The precedent-setting ruling, reached by a narrow 4-3 margin, found that the search must be directly related to the circumstances of a person's arrest and that investigators must keep detailed records of the search.
In a dissenting opinion, the three opposing justices said the police should be required to obtain a search warrant in all cases, except rare instances where there is a danger to the public, police or the evidence itself.
It is the first Supreme Court ruling on cellphone privacy, a 21st-century issue that has already spawned a series of divergent lower court decisions.
But Thursday's ruling failed to satisfy privacy advocates who say it doesn't do enough to protect people from invasive searches of a personal device that already holds a wealth of personal information.
The high court dismissed the appeal of the 2009 armed robbery conviction of Kevin Fearon, who argued that police violated his charter rights when they searched his cellphone without a warrant after he'd robbed a Toronto jewelry kiosk.
The court agreed that the police had in fact breached Fearon's rights, but said the evidence against him on his cellphone should not be excluded.
"The police simply did something that they believed on reasonable grounds to be lawful and were proven wrong, after the fact, by developments in the jurisprudence," Justice Thomas Cromwell wrote for the majority.
"That is an honest mistake, reasonably made, not state misconduct that requires exclusion of evidence."
Cromwell said the court was trying to strike a balance between the demands of effective law enforcement and the public's right to be free of unreasonable searches and seizures under Section 8 of the Charter of Rights and Freedoms.
"In my view, we can achieve that balance with a rule that permits searches of cellphones incident to arrest, provided that the search — both what is searched and how it is searched — is strictly incidental to the arrest and that the police keep detailed notes of what has been searched and why."
Fearon's phone had no password protection, but the justices said whether or not a cellphone is locked makes no difference to a user's expectation of privacy.

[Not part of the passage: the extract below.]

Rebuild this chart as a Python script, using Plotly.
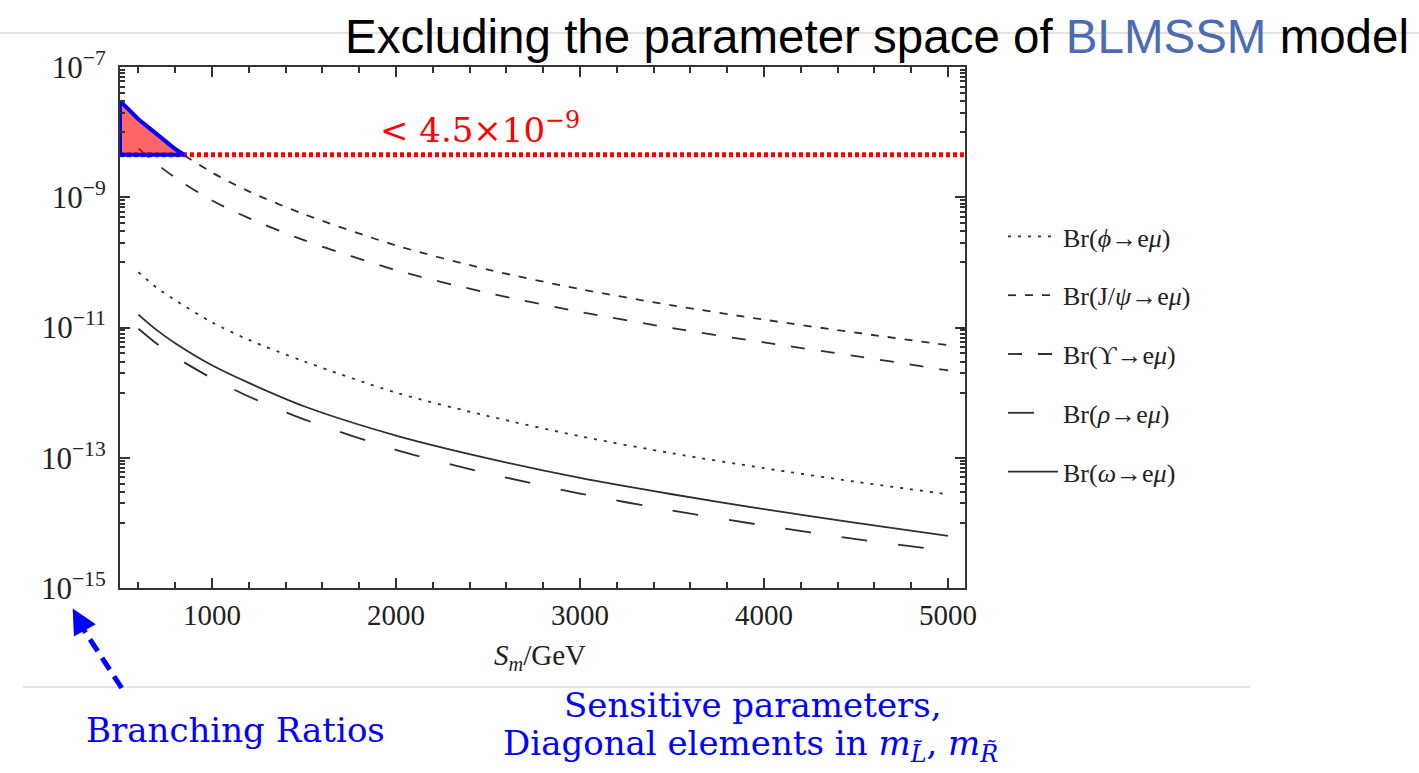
import numpy as np
import plotly.graph_objects as go

# Slepton soft mass S_m in GeV
s_m = [600, 700, 800, 1000, 1200, 1500, 2000, 2500, 3000, 3500, 4000, 4500, 5000]
# the J/psi curve also runs along the excluded strip down to 500 GeV
s_m_jpsi = [500, 600, 700, 800, 1000, 1200, 1500, 2000, 2500, 3000, 3500, 4000, 4500, 5000]

# Branching ratios of V -> e mu
br_phi = [7.08e-11, 4.07e-11, 2.63e-11, 1.20e-11, 6.46e-12, 3.02e-12, 1.00e-12,
          4.37e-13, 2.14e-13, 1.17e-13, 6.92e-14, 4.27e-14, 2.75e-14]
br_jpsi = [3.02e-8, 1.58e-8, 9.33e-9, 5.50e-9, 2.40e-9, 1.23e-9, 5.50e-10,
           1.82e-10, 7.76e-11, 3.89e-11, 2.19e-11, 1.32e-11, 8.32e-12, 5.37e-12]
br_upsilon = [5.62e-9, 3.24e-9, 2.00e-9, 8.91e-10, 4.79e-10, 2.19e-10, 7.59e-11,
              3.39e-11, 1.74e-11, 9.77e-12, 5.89e-12, 3.63e-12, 2.19e-12]
br_rho = [9.55e-12, 5.62e-12, 3.55e-12, 1.66e-12, 8.71e-13, 3.89e-13, 1.32e-13,
          5.75e-14, 2.82e-14, 1.55e-14, 9.12e-15, 5.62e-15, 3.72e-15]
br_omega = [1.58e-11, 9.12e-12, 5.75e-12, 2.63e-12, 1.41e-12, 6.17e-13, 2.19e-13,
            9.77e-14, 4.90e-14, 2.75e-14, 1.62e-14, 1.00e-14, 6.31e-15]

# experimental upper bound on Br(J/psi -> e mu)
BR_LIMIT = 4.5e-9

# axis ticks
x_range = [500, 5092]
x_tickvals = [1000, 2000, 3000, 4000, 5000]
x_minor = [600, 800, 1200, 1400, 1600, 1800, 2200, 2400, 2600, 2800, 3200, 3400,
           3600, 3800, 4200, 4400, 4600, 4800]
y_exponents = [-15, -13, -11, -9, -7]
y_tickvals = [10.0 ** e for e in y_exponents]
y_ticktext = ["10<sup>\u2212%d</sup>" % (-e) for e in y_exponents]
y_minor = [k * 10.0 ** (e - 1) for e in (-7, -9, -11, -13) for k in range(1, 10)]

# plot-area geometry in pixels
W, H = 1419, 773
PLOT_L, PLOT_R, PLOT_T, PLOT_B = 120, 965, 67, 588


def px_x(p):
    return (p - PLOT_L) / (PLOT_R - PLOT_L)


def px_y(p):
    return (PLOT_B - p) / (PLOT_B - PLOT_T)


SERIF = "Liberation Serif"
CURVE = "#2e2e2e"

fig = go.Figure()

# bound line
fig.add_trace(go.Scatter(
    x=x_range, y=[BR_LIMIT, BR_LIMIT], mode="lines",
    line=dict(color="#ff0000", width=5, dash="4px,3px"),
    showlegend=False, hoverinfo="skip"))

# region where the J/psi curve exceeds the bound
lg = np.log10(br_jpsi)
lim = np.log10(BR_LIMIT)
i = int(np.where(lg < lim)[0][0])
frac = (lg[i - 1] - lim) / (lg[i - 1] - lg[i])
x_cross = s_m_jpsi[i - 1] + frac * (s_m_jpsi[i] - s_m_jpsi[i - 1])
tri_x = s_m_jpsi[:i] + [x_cross, s_m_jpsi[0], s_m_jpsi[0]]
tri_y = br_jpsi[:i] + [BR_LIMIT, BR_LIMIT, br_jpsi[0]]

series = [
    ("Br(<i>\u03d5</i>\u2192e<i>\u03bc</i>)", s_m, br_phi, "3px,7px"),
    ("Br(J/<i>\u03c8</i>\u2192e<i>\u03bc</i>)", s_m_jpsi, br_jpsi, "8px,9px"),
    ("Br(\u03d2\u2192e<i>\u03bc</i>)", s_m, br_upsilon, "14px,16px"),
    ("Br(<i>\u03c1</i>\u2192e<i>\u03bc</i>)", s_m, br_rho, "26px,31px"),
    ("Br(<i>\u03c9</i>\u2192e<i>\u03bc</i>)", s_m, br_omega, "solid"),
]
for k, (name, xs, ys, dash) in enumerate(series):
    fig.add_trace(go.Scatter(
        x=xs, y=ys, mode="lines", name=name, legendgroup="g%d" % k,
        line=dict(color=CURVE, width=1.8, dash=dash, shape="spline", smoothing=0.8)))

fig.add_trace(go.Scatter(
    x=tri_x, y=tri_y, mode="lines", fill="toself",
    fillcolor="rgba(255,0,0,0.6)", line=dict(color="#0000ff", width=4),
    showlegend=False, hoverinfo="skip"))

axis_common = dict(
    showline=True, linecolor="#333333", linewidth=2, mirror="ticks",
    ticks="inside", tickcolor="#333333", tickwidth=1.5, ticklen=10,
    showgrid=False, zeroline=False,
)

fig.update_xaxes(
    range=x_range, tickvals=x_tickvals, ticklabelstandoff=0,
    tickfont=dict(family=SERIF, size=29, color="#222222"),
    minor=dict(tickvals=x_minor, ticks="inside", ticklen=6, tickcolor="#333333",
               tickwidth=1.5, showgrid=False),
    **axis_common)
fig.update_yaxes(
    type="log", range=[-15, -7], tickvals=y_tickvals, ticktext=y_ticktext,
    ticklabelstandoff=6,
    tickfont=dict(family=SERIF, size=31, color="#222222"),
    minor=dict(tickvals=y_minor, ticks="inside", ticklen=5, tickcolor="#333333",
               tickwidth=1.5, showgrid=False),
    **axis_common)

annotations = [
    dict(x=px_x(343), y=px_y(37), xanchor="left", yanchor="middle",
         text="Excluding the parameter space of <span style='color:#4a6cb4'>BLMSSM</span> model",
         font=dict(family="Liberation Sans", size=47.5, color="#000000")),
    dict(x=px_x(378), y=px_y(128), xanchor="left", yanchor="middle",
         text="< 4.5\u00d710<sup>\u22129</sup>",
         font=dict(family="DejaVu Serif", size=34, color="#ff0000")),
    dict(x=px_x(540), y=px_y(657), xanchor="center", yanchor="middle",
         text="<i>S</i><sub><i>m</i></sub>/GeV",
         font=dict(family=SERIF, size=29, color="#222222")),
    dict(x=px_x(84), y=px_y(730), xanchor="left", yanchor="middle",
         text="Branching Ratios",
         font=dict(family="DejaVu Serif", size=34, color="#0000ff")),
    dict(x=px_x(753), y=px_y(705), xanchor="center", yanchor="middle",
         text="Sensitive parameters,",
         font=dict(family="DejaVu Serif", size=34, color="#0000ff")),
    dict(x=px_x(750), y=px_y(745), xanchor="center", yanchor="middle",
         text="Diagonal elements in <i>m</i><sub><i>L\u0303</i></sub>, <i>m</i><sub><i>R\u0303</i></sub>",
         font=dict(family="DejaVu Serif", size=34, color="#0000ff")),
    # arrow head
    dict(x=px_x(72.7), y=px_y(608.5), xref="paper", yref="paper", text="",
         showarrow=True, ax=10, ay=18, arrowhead=2, arrowsize=1,
         arrowwidth=5, arrowcolor="#0000ff", standoff=0),
]
for a in annotations:
    a.setdefault("xref", "paper")
    a.setdefault("yref", "paper")
    a.setdefault("showarrow", False)

shapes = [
    dict(type="line", xref="paper", yref="paper", x0=px_x(0), x1=px_x(W),
         y0=px_y(33), y1=px_y(33), line=dict(color="#c8c8c8", width=1)),
    dict(type="line", xref="paper", yref="paper", x0=px_x(23), x1=px_x(1250),
         y0=px_y(687), y1=px_y(687), line=dict(color="#c8c8c8", width=1)),
    dict(type="line", xref="paper", yref="paper", x0=px_x(121.7), x1=px_x(80),
         y0=px_y(688), y1=px_y(624), line=dict(color="#0000ff", width=5, dash="14px,8px")),
]

fig.update_layout(
    width=W, height=H,
    margin=dict(l=PLOT_L, r=W - PLOT_R, t=PLOT_T, b=H - PLOT_B, pad=0),
    plot_bgcolor="white", paper_bgcolor="white",
    annotations=annotations, shapes=shapes,
    legend=dict(x=px_x(1003), y=px_y(213), xanchor="left", yanchor="top",
                font=dict(family=SERIF, size=26, color="#222222"),
                itemwidth=50, tracegroupgap=22, bgcolor="rgba(0,0,0,0)"),
)

fig.write_html("out.html")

The ruling laid out detailed criteria to guide police.
The arrest must be lawful, and the search must be "truly incidental to the arrest" and based on a purpose consistent with "valid law enforcement," meaning the protection of the police, accused or the public.
Such purposes would include preserving evidence and discovering new evidence, "including locating additional suspects, in situations in which the investigation will be stymied or significantly hampered absent the ability to promptly search the cellphone incident to arrest."
Moreover, the ruling said a phone can subjected to a warrantless search if the "nature and the extent of the search are tailored to the purpose of the search" if police "take detailed notes of what they examined on the device and how it was searched."
Fearon's lawyer Sam Goldstein said it was a "good day" for enhanced privacy rights in Canada because of the added requirements imposed on police.
"It's step forward in recognition of the importance of digital privacy rights, but perhaps not the complete step that concerned Canadians would like."
The Canadian Association of Chiefs of Police said officers across Canada would be made aware of the new criteria.
"This decision will assist police to pursue their investigations promptly upon making arrest where there is some reasonable prospect of finding evidence within a cellular phone, while minimizing intrusion into peoples’ private information, " Chief Clive Weighill, the association's president, said an emailed statement.
The ruling failed to satisfy some privacy rights advocates.
Raji Mangat, a lawyer with the British Columbia Civil Liberties Association, said the decision was a disappointment because the court failed to strike the right balance between privacy rights and law enforcement.
She said forcing police to get a search warrant "would not be an onerous requirement."
"This type of technology is fundamentally different from other types of place searches, like searching a briefcase or searching a filing cabinet."
The U.S. Supreme Court ruled earlier this year that a search warrant is mandatory for all police searches of cellphones, said David Christopher, spokesman for the group OpenMedia.ca.
"Cellphone searches can be even more revealing than a police officer coming into somebody's home and searching through their personal effects, which has long required a warrant."
That lack of proper note-taking was the one flaw the high court identified in Fearon's arrest, but it said that wasn't enough to exclude the evidence that was gathered from his phone.
After police arrested Fearon, they found a relevant draft text message that referred to "jewelry" and photographs, including the handgun used in the robbery.
"We did it," the text message read in part.
Writing for the three dissenters, Justice Andromache Karakatsanis said police should need a warrant in all cases to search a cellphone.
"The intensely personal and uniquely pervasive sphere of privacy in our personal computers requires protection that is clear, practical and effective," she wrote.
The decision puts forward an "overly complicated template" for police to follow, she added.